# WHAT THE EXERCISE ASKS
Return a copy of every line in the records that includes the word "this".

# DATA TO USE
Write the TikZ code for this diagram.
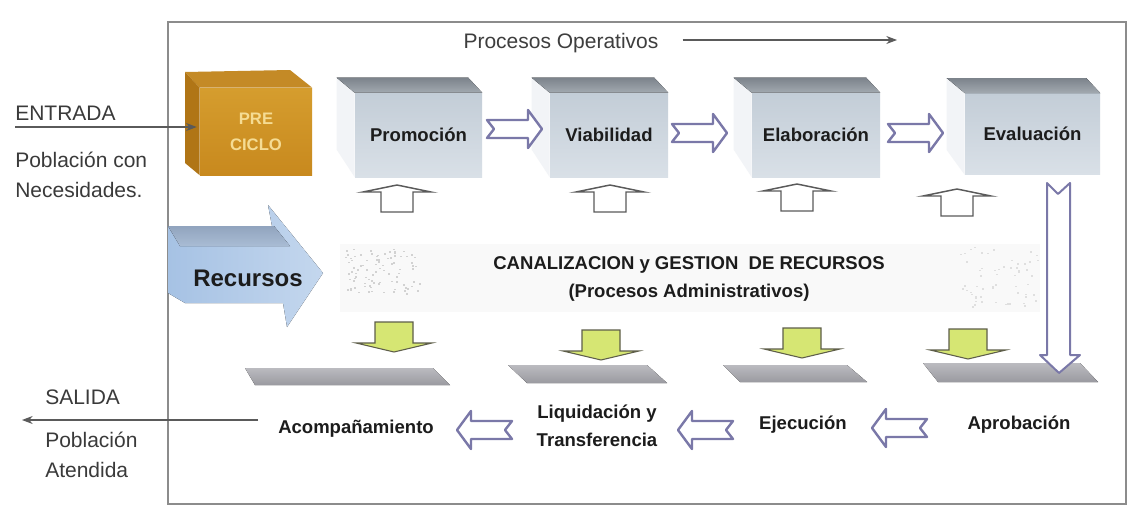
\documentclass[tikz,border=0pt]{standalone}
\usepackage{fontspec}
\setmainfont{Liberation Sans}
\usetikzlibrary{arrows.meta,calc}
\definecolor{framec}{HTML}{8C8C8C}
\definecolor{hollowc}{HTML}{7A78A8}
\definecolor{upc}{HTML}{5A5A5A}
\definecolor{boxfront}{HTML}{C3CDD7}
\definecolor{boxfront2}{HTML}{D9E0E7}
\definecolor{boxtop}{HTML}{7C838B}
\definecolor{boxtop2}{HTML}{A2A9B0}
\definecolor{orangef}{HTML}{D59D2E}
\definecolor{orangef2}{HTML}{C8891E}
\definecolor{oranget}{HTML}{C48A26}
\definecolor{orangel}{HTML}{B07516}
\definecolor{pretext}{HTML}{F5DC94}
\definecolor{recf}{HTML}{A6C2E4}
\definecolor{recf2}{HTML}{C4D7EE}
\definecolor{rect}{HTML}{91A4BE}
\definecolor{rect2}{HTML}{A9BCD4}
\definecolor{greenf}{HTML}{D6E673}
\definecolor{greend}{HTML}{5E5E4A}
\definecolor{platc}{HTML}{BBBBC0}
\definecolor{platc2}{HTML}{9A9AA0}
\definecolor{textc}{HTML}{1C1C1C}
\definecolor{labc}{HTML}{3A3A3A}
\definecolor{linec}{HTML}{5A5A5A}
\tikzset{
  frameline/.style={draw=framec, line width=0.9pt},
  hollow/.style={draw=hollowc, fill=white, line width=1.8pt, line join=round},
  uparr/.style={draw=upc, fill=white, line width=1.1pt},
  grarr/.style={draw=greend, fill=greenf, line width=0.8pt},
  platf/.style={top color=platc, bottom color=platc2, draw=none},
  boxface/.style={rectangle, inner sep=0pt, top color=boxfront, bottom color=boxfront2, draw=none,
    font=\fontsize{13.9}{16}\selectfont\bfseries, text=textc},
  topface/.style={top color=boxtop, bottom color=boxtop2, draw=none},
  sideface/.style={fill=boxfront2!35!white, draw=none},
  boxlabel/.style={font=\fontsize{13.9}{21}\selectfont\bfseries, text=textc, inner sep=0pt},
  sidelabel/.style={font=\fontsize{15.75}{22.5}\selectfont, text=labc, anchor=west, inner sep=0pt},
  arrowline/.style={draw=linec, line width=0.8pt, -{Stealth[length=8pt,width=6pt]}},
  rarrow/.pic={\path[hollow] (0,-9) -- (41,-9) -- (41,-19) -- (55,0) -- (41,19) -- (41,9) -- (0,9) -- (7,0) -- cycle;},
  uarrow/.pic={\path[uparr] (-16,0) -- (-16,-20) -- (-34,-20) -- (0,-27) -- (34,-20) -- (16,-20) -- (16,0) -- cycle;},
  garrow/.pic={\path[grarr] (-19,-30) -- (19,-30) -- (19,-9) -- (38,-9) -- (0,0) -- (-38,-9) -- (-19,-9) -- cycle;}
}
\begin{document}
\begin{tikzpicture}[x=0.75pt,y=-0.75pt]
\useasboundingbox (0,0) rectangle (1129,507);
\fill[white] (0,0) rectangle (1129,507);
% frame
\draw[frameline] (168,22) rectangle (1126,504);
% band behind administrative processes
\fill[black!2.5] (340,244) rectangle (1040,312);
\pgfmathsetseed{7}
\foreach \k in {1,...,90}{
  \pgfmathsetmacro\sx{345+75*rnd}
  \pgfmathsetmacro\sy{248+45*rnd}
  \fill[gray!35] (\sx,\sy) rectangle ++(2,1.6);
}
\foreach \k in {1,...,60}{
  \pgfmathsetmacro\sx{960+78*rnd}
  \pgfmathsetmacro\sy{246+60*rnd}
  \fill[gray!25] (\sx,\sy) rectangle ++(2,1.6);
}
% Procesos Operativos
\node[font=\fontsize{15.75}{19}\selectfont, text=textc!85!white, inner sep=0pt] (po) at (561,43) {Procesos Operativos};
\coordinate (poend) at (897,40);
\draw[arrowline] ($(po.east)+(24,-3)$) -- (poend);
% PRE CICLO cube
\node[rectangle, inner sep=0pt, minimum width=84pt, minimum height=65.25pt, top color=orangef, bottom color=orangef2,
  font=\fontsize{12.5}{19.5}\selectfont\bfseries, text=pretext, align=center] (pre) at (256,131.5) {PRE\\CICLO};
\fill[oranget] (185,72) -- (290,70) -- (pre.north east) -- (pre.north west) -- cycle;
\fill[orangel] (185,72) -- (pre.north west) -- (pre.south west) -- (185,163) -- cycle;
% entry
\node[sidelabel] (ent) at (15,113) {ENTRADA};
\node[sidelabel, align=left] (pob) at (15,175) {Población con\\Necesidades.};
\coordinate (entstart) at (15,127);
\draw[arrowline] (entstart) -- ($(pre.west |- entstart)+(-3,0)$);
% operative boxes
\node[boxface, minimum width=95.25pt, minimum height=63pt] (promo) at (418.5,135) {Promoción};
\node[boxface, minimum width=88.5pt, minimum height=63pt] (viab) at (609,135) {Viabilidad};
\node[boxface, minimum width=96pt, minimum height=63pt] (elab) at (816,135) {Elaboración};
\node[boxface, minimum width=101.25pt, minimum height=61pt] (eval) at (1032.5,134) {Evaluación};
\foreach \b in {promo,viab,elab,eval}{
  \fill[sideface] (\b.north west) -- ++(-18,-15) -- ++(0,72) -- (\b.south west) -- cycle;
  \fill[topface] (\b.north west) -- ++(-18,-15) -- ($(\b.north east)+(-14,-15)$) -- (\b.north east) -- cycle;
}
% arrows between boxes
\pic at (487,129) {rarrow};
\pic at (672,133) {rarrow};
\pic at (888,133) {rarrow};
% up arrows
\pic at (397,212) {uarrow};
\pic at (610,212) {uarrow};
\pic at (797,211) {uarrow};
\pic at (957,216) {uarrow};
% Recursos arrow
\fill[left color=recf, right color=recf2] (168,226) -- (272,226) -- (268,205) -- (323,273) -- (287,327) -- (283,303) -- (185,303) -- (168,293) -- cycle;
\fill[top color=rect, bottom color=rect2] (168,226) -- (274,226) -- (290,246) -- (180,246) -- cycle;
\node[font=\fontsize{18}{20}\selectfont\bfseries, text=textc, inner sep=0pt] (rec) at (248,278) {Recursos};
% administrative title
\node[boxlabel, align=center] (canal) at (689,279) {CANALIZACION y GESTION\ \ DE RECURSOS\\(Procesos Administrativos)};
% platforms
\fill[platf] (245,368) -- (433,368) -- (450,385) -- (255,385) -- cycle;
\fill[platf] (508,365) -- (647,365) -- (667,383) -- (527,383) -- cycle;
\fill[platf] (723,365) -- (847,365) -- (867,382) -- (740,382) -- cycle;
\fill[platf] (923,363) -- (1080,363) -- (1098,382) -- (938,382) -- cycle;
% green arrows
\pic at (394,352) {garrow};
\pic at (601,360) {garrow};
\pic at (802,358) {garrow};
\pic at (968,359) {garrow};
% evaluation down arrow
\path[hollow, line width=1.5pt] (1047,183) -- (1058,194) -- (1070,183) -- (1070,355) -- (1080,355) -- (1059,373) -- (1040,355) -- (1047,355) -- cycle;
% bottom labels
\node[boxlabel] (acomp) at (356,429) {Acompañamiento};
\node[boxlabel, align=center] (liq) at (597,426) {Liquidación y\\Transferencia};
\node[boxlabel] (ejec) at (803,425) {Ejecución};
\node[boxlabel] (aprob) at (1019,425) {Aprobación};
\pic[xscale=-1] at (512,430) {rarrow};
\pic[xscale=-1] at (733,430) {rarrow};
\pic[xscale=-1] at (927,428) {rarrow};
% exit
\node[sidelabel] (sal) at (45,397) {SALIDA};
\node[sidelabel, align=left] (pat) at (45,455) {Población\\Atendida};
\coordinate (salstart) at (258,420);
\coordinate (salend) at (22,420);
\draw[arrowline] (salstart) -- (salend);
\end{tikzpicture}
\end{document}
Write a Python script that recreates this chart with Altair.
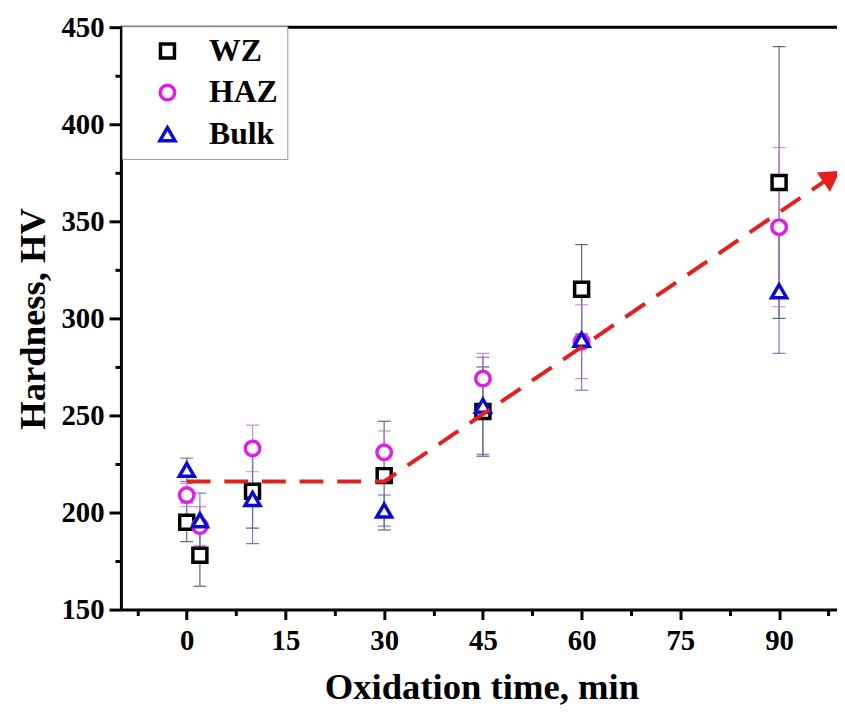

# SOLUTION
Write the TikZ code for this diagram.
Write a Python script that recreates this chart with Altair.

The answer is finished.